• Task to complete: Quote the data below in full, please, without altering anything.

• Stored data:
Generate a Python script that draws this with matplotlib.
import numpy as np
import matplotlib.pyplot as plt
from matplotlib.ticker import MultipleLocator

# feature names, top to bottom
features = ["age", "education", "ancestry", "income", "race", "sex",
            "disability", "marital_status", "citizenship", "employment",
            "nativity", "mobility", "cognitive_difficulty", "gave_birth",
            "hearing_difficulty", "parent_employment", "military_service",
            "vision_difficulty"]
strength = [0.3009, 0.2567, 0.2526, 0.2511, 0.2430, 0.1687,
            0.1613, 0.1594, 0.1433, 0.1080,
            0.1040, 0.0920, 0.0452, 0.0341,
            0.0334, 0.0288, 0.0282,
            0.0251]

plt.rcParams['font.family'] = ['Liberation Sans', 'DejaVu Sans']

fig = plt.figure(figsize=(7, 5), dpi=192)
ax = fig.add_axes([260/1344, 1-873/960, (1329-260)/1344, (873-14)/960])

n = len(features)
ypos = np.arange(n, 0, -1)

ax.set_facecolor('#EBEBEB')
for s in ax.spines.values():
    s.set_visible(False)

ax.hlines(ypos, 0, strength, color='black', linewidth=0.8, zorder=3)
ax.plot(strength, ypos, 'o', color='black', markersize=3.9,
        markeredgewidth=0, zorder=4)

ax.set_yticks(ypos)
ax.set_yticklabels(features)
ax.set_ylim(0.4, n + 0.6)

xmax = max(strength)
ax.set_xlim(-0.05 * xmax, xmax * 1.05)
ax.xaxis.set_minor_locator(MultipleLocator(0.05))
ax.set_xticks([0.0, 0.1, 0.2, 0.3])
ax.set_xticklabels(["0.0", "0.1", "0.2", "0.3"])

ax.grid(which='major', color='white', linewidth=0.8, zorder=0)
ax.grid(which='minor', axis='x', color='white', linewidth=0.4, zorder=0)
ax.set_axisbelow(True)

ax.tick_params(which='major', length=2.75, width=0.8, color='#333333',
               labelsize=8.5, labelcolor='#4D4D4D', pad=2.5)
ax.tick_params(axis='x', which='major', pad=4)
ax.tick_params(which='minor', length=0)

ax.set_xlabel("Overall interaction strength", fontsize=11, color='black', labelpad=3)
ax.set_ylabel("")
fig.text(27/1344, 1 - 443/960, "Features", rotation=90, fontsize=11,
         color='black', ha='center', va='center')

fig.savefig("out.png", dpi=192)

• Result of this exercise:
Generate a Python script that draws this with matplotlib.
import numpy as np
import matplotlib.pyplot as plt
from matplotlib.ticker import MultipleLocator

# feature names, top to bottom
features = ["age", "education", "ancestry", "income", "race", "sex",
            "disability", "marital_status", "citizenship", "employment",
            "nativity", "mobility", "cognitive_difficulty", "gave_birth",
            "hearing_difficulty", "parent_employment", "military_service",
            "vision_difficulty"]
strength = [0.3009, 0.2567, 0.2526, 0.2511, 0.2430, 0.1687,
            0.1613, 0.1594, 0.1433, 0.1080,
            0.1040, 0.0920, 0.0452, 0.0341,
            0.0334, 0.0288, 0.0282,
            0.0251]

plt.rcParams['font.family'] = ['Liberation Sans', 'DejaVu Sans']

fig = plt.figure(figsize=(7, 5), dpi=192)
ax = fig.add_axes([260/1344, 1-873/960, (1329-260)/1344, (873-14)/960])

n = len(features)
ypos = np.arange(n, 0, -1)

ax.set_facecolor('#EBEBEB')
for s in ax.spines.values():
    s.set_visible(False)

ax.hlines(ypos, 0, strength, color='black', linewidth=0.8, zorder=3)
ax.plot(strength, ypos, 'o', color='black', markersize=3.9,
        markeredgewidth=0, zorder=4)

ax.set_yticks(ypos)
ax.set_yticklabels(features)
ax.set_ylim(0.4, n + 0.6)

xmax = max(strength)
ax.set_xlim(-0.05 * xmax, xmax * 1.05)
ax.xaxis.set_minor_locator(MultipleLocator(0.05))
ax.set_xticks([0.0, 0.1, 0.2, 0.3])
ax.set_xticklabels(["0.0", "0.1", "0.2", "0.3"])

ax.grid(which='major', color='white', linewidth=0.8, zorder=0)
ax.grid(which='minor', axis='x', color='white', linewidth=0.4, zorder=0)
ax.set_axisbelow(True)

ax.tick_params(which='major', length=2.75, width=0.8, color='#333333',
               labelsize=8.5, labelcolor='#4D4D4D', pad=2.5)
ax.tick_params(axis='x', which='major', pad=4)
ax.tick_params(which='minor', length=0)

ax.set_xlabel("Overall interaction strength", fontsize=11, color='black', labelpad=3)
ax.set_ylabel("")
fig.text(27/1344, 1 - 443/960, "Features", rotation=90, fontsize=11,
         color='black', ha='center', va='center')

fig.savefig("out.png", dpi=192)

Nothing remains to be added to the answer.